**Dataset content**
++++++
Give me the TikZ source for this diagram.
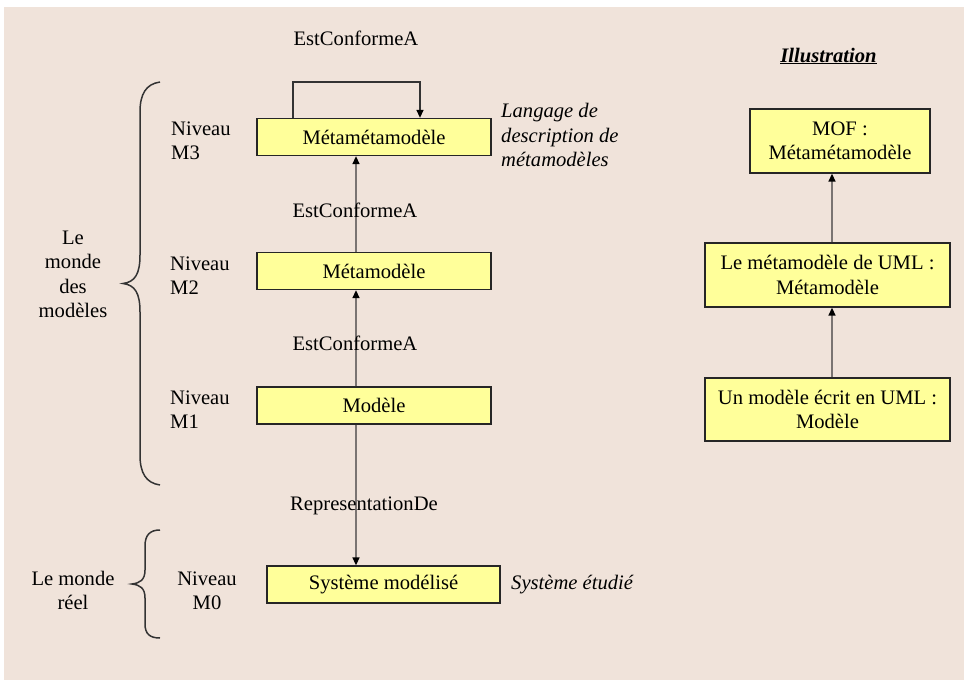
++++++
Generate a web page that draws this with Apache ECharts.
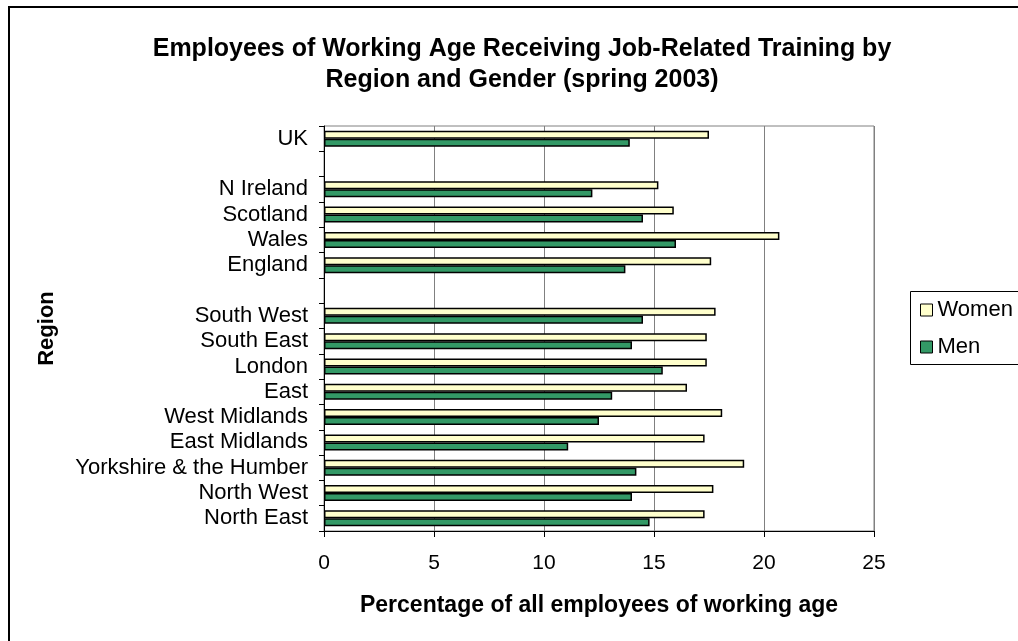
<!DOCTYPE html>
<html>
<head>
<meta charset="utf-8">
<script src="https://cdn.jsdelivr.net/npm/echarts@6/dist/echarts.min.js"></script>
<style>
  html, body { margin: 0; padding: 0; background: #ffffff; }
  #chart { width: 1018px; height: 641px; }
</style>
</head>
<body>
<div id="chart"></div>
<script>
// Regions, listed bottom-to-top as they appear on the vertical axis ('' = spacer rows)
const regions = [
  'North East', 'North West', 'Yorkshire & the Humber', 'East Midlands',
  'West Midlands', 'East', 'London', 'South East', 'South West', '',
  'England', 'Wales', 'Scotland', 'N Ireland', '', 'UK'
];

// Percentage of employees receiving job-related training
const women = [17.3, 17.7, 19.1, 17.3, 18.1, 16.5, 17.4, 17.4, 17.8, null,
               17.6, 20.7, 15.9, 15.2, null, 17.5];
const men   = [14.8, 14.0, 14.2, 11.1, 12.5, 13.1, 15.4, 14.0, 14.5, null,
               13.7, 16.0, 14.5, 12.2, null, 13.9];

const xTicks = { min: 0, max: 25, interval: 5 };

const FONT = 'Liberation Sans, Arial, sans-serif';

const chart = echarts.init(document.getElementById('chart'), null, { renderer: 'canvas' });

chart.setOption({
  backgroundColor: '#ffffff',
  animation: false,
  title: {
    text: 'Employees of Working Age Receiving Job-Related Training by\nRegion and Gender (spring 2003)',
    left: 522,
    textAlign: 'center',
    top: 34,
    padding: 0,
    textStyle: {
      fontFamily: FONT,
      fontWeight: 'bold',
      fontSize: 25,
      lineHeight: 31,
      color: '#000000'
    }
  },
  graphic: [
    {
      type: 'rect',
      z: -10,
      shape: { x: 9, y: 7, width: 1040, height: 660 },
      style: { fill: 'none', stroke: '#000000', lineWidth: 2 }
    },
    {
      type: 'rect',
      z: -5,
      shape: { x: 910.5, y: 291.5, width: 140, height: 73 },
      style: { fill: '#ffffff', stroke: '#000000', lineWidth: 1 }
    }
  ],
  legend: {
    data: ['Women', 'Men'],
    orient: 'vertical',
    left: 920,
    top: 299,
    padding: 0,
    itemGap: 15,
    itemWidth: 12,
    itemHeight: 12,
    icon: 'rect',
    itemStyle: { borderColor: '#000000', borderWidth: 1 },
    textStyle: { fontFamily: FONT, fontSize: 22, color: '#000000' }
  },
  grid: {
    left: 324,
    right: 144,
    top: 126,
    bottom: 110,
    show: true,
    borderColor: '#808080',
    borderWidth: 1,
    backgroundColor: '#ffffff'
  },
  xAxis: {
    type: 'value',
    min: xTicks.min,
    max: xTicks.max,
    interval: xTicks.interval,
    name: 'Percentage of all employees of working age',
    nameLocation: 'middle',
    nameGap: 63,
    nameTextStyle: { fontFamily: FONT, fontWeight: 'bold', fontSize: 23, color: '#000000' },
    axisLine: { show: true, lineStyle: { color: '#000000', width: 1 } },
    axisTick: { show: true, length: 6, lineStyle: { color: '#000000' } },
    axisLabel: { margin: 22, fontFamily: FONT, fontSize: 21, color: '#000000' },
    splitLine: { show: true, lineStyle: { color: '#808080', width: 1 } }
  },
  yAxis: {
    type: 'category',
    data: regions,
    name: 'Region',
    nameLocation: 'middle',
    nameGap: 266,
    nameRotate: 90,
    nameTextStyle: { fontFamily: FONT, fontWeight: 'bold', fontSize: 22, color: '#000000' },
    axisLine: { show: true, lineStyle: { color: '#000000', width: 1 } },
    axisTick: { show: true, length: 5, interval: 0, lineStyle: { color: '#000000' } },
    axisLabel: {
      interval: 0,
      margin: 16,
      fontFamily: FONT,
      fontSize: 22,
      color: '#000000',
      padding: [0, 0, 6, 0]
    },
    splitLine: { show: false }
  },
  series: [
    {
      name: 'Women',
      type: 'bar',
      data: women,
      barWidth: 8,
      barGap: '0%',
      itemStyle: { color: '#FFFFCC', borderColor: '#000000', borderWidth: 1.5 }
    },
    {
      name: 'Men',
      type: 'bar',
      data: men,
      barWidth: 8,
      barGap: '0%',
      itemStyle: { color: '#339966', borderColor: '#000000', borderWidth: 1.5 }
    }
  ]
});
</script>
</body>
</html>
++++++
**Task description**
Find the word "this" and list each line it appears in.

**Task response**
Give me the TikZ source for this diagram.
Generate a web page that draws this with Apache ECharts.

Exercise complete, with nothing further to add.